Annoyed by CSS’s lack of #define style constants, and looking for an excuse to try out with the Google App Engine, I started building with a simple app to provide a simple CSS constant expansion service a few weeks back. It’s now up and running at http://www.constantcss.com/ if anyone would like to try it out.

The service is only intended for use while tweaking your design. You’ve got to be logged in to the site to actually fetch the updated CSS file (to avoid allowing people to use the site to serve up their site’s CSS file), but it does provide a cute tweaking option by reading parameters out of the referrer URL, meaning you can tweak the CSS without changing the actual CSS source in the web page.

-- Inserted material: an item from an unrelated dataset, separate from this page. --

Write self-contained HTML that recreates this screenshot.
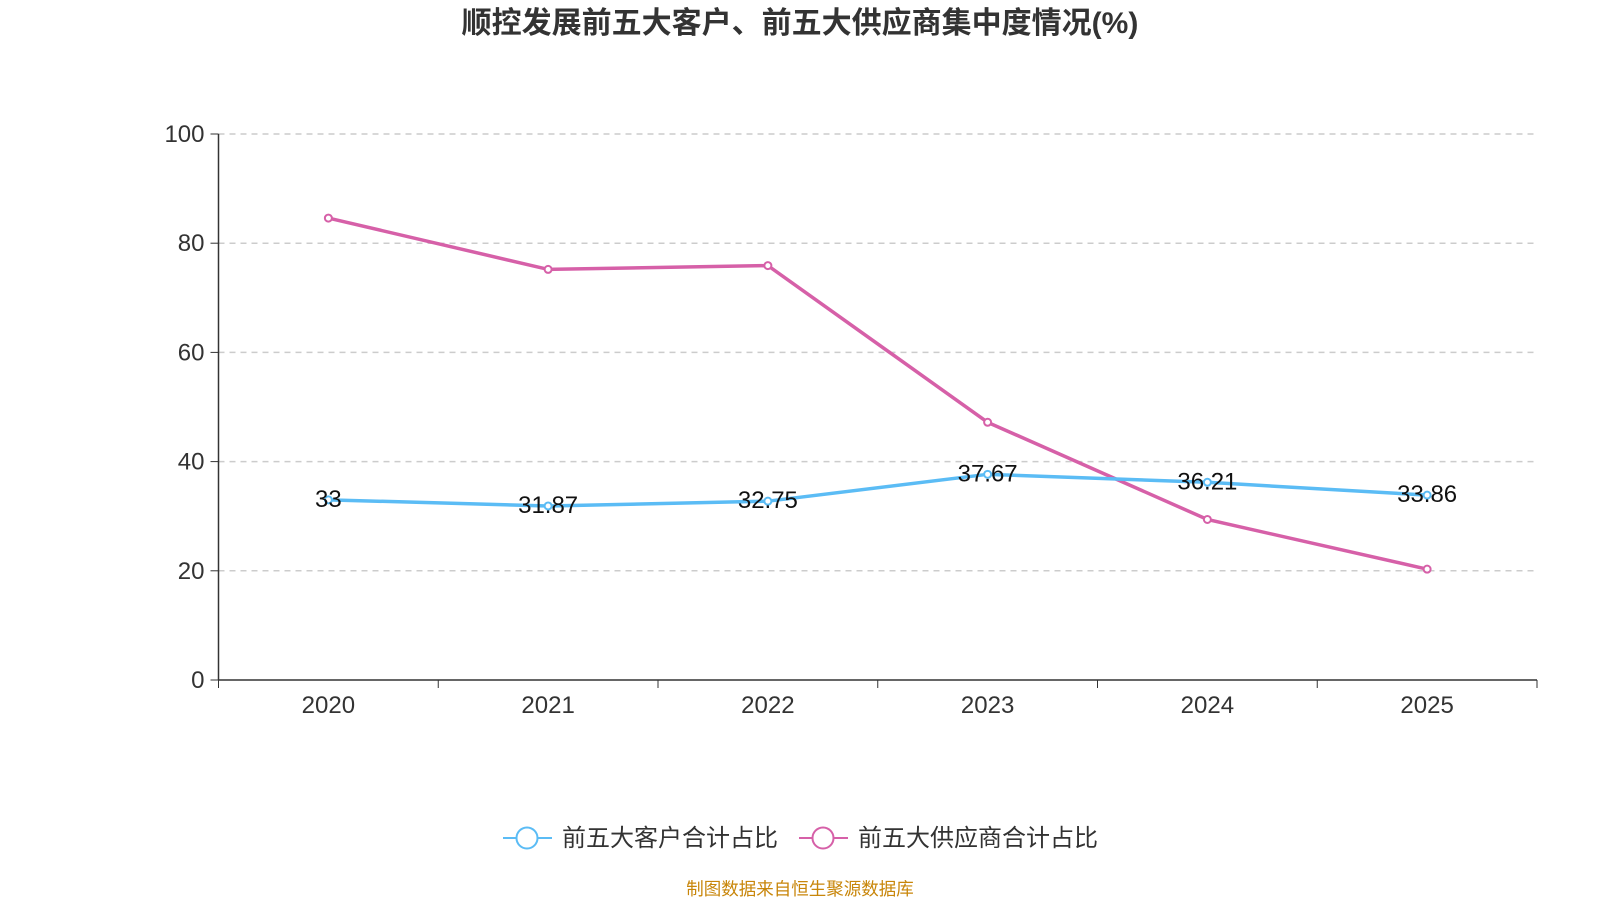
<!DOCTYPE html>
<html><head><meta charset="utf-8"><style>
body{margin:0;background:#fff;width:1600px;height:900px;overflow:hidden;font-family:"Liberation Sans","Noto Sans CJK SC",sans-serif}
</style></head><body>
<svg width="1600" height="900" id="c" style="font-family:'Liberation Sans','Noto Sans CJK SC',sans-serif">
<text x="800" y="33" text-anchor="middle" font-size="30" font-weight="bold" fill="#333">顺控发展前五大客户、前五大供应商集中度情况(%)</text>
<g id="grid"></g><g id="axes"></g><g id="series"></g>
<g>
<g><line x1="503" y1="838" x2="552" y2="838" stroke="#5bbcf5" stroke-width="2"/><circle cx="527" cy="838" r="10.5" fill="#fff" stroke="#5bbcf5" stroke-width="2"/><text x="562" y="846" font-size="24" fill="#333">前五大客户合计占比</text></g>
<g><line x1="799" y1="838" x2="848" y2="838" stroke="#d660a8" stroke-width="2"/><circle cx="823" cy="838" r="10.5" fill="#fff" stroke="#d660a8" stroke-width="2"/><text x="858" y="846" font-size="24" fill="#333">前五大供应商合计占比</text></g>
</g>
<text x="800" y="895" text-anchor="middle" font-size="17.5" fill="#c8860a">制图数据来自恒生聚源数据库</text>
</svg>
<script>
const categories=["2020","2021","2022","2023","2024","2025"];
const customers=[33,31.87,32.75,37.67,36.21,33.86];
const suppliers=[84.6,75.2,75.9,47.2,29.4,20.3];
const yTicks=[0,20,40,60,80,100];
const NS="http://www.w3.org/2000/svg";
const x0=218.5,x1=1537,yb=680,yt=134;
const bw=(x1-x0)/categories.length;
const X=i=>x0+bw*(i+0.5), Y=v=>yb-(v/100)*(yb-yt);
function mk(p,t,a){const e=document.createElementNS(NS,t);for(const k in a)e.setAttribute(k,a[k]);p.appendChild(e);return e;}
const g=document.getElementById('grid'),ax=document.getElementById('axes'),s=document.getElementById('series');
yTicks.forEach(v=>{
 if(v>0){const l=mk(g,'line',{x1:x0,x2:x1,y1:Y(v),y2:Y(v),stroke:'#ccc','stroke-dasharray':'6,5','stroke-width':1.5});
 }
 mk(ax,'line',{x1:x0-8,x2:x0,y1:Y(v),y2:Y(v),stroke:'#333'});
 const t=mk(ax,'text',{x:x0-14,y:Y(v)+8,'text-anchor':'end','font-size':24,fill:'#333'});t.textContent=v;
 
});
mk(ax,'line',{x1:x0,x2:x0,y1:yt,y2:yb,stroke:'#333','stroke-width':1.5});
mk(ax,'line',{x1:x0,x2:x1,y1:yb,y2:yb,stroke:'#333','stroke-width':1.5});
for(let i=0;i<=categories.length;i++)mk(ax,'line',{x1:x0+bw*i,x2:x0+bw*i,y1:yb,y2:yb+8,stroke:'#333'});
categories.forEach((c,i)=>{const t=mk(ax,'text',{x:X(i),y:yb+33,'text-anchor':'middle','font-size':24,fill:'#333'});t.textContent=c;
 });
function series(d,col,name,labels){
 const p=mk(s,'polyline',{points:d.map((v,i)=>X(i)+','+Y(v)).join(' '),fill:'none',stroke:col,'stroke-width':3.5});
 
 d.forEach((v,i)=>{const c=mk(s,'circle',{cx:X(i),cy:Y(v),r:3.5,fill:'#fff',stroke:col,'stroke-width':2});
  
  if(labels){const t=mk(s,'text',{x:X(i),y:Y(v)+7,'text-anchor':'middle','font-size':24,fill:'#111'});t.textContent=v;
   }});
}
series(suppliers,'#d660a8','suppliers',false);
series(customers,'#5bbcf5','customers',true);
</script>
</body></html>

Here’s a very simple example of the constant syntax.

/* @cssconstants
    @define NORMAL_SIZE 10pt
*/
p {
    font-size: /*NORMAL_SIZE*/10pt/*NORMAL_SIZE*/;
}

It isn’t elegant, but is nice in that

  • The values can be updated without ever losing the information about which constants occurred where, which makes the tweaking workflow a bit smoother.
  • The file itself is still valid CSS, so you can serve it up with the constants still in there if you like.
  • If I ever go away, you could pretty easily update it with just a text editor which can do simple regular expression replacements.

The source code is also available in a git repository at http://github.com/mattsheppard/constant-css/tree/master if anyone wants to run their own version or make improvements. This is my first time using Python and Git as well, so I imagine there are currently many things being done poorly, and any pointers are more than welcome.